Task =
Count how many lines of the material below have the word "this" and give only the number.

Supplied entries =
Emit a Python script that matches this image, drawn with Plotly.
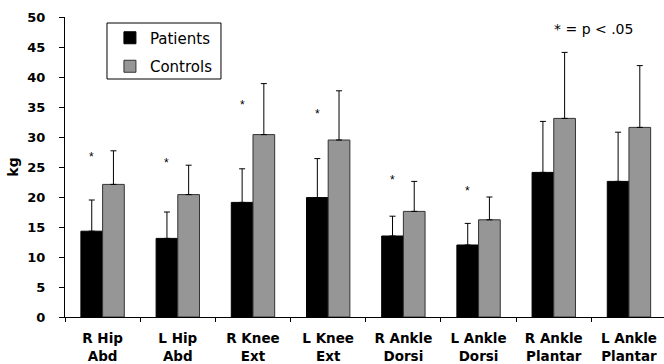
--
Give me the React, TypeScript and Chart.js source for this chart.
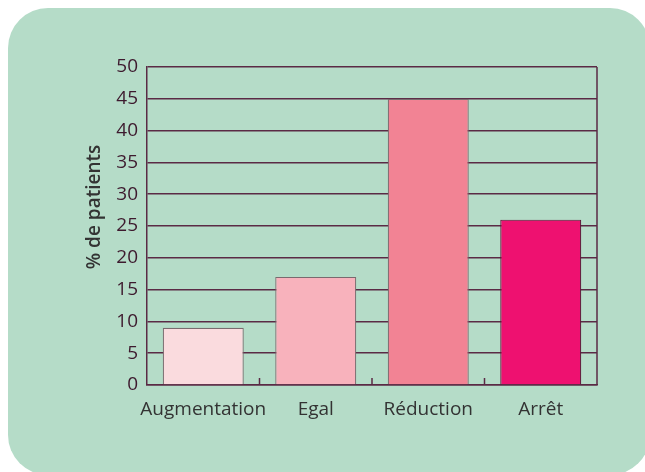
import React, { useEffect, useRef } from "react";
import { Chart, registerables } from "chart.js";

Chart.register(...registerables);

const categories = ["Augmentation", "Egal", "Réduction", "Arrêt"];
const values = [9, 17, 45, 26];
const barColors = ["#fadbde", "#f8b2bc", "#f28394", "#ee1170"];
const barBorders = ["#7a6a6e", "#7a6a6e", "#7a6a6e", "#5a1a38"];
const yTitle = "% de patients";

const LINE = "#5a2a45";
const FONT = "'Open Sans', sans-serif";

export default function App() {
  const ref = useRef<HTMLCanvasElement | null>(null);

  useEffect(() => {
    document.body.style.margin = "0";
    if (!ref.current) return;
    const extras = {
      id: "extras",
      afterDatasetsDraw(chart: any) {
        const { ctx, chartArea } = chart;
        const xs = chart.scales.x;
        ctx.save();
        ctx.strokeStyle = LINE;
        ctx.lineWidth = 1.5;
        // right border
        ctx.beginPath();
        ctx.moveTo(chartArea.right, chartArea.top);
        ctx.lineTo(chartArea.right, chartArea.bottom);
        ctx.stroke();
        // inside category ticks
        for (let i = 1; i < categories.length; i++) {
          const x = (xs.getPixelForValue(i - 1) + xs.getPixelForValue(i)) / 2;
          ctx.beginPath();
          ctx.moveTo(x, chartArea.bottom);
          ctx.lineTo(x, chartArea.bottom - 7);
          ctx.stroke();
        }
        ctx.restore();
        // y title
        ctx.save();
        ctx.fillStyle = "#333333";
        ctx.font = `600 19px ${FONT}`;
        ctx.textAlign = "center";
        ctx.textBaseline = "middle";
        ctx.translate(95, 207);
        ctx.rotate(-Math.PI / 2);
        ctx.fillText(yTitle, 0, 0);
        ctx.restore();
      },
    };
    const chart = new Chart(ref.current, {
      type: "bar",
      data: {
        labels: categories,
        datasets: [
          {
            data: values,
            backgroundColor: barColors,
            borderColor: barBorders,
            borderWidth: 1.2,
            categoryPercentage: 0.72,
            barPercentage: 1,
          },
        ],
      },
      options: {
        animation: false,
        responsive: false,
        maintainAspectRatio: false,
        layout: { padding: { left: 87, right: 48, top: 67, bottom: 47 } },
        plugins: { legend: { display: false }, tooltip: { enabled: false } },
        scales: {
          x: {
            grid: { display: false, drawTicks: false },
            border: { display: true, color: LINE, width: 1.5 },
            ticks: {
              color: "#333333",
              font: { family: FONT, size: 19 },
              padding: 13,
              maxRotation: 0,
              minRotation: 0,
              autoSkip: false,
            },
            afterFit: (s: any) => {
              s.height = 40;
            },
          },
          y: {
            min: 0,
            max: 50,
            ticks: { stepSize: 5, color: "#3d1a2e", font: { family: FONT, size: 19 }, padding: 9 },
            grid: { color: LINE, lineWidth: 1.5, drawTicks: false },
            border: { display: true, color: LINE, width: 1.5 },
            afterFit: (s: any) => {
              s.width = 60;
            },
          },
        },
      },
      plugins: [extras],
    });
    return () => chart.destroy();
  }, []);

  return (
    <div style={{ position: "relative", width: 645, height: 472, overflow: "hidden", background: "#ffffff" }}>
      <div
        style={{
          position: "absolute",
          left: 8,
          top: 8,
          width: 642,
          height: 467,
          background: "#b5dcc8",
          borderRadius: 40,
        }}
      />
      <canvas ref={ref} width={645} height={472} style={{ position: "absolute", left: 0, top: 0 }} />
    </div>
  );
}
...
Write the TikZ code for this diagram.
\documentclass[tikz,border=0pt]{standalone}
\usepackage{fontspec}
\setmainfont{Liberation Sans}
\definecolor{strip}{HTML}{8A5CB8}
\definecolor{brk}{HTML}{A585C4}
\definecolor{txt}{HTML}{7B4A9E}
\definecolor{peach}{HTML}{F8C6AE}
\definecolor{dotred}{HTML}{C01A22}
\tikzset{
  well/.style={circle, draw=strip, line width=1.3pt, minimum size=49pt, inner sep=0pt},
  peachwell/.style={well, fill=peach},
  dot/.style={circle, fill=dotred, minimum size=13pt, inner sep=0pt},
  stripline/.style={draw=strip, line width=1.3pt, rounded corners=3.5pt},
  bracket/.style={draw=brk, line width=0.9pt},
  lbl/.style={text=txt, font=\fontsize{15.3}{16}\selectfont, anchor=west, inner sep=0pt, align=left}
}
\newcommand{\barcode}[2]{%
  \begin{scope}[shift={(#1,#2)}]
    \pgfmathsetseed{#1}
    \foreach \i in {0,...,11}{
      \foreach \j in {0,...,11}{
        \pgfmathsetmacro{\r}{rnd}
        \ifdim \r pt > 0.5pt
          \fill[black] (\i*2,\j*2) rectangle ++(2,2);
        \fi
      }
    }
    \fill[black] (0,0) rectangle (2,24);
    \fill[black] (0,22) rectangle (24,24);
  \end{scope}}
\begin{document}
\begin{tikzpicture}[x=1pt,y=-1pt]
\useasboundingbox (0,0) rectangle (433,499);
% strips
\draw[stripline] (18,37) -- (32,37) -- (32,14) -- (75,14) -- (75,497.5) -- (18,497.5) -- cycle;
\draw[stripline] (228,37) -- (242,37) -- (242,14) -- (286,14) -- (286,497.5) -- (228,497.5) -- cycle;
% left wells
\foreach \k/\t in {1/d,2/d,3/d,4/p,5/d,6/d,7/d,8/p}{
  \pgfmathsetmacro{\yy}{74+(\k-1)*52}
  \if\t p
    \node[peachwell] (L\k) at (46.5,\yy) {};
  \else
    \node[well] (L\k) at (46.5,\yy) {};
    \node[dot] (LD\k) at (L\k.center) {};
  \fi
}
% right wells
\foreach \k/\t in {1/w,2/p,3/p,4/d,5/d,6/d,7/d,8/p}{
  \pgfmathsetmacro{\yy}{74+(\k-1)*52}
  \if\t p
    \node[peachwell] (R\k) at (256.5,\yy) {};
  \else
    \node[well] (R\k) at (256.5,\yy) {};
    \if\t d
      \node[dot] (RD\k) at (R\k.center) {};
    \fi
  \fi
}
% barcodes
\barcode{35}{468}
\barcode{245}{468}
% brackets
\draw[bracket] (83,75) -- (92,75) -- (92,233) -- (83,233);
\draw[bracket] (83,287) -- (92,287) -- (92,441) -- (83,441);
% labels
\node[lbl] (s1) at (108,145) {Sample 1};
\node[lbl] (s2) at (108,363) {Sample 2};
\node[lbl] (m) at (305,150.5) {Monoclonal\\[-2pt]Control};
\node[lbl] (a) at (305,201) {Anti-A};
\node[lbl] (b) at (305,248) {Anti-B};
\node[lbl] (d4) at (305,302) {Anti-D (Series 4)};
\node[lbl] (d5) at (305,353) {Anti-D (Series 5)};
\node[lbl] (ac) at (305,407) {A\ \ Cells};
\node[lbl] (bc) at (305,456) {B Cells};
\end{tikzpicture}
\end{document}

Finished task =
3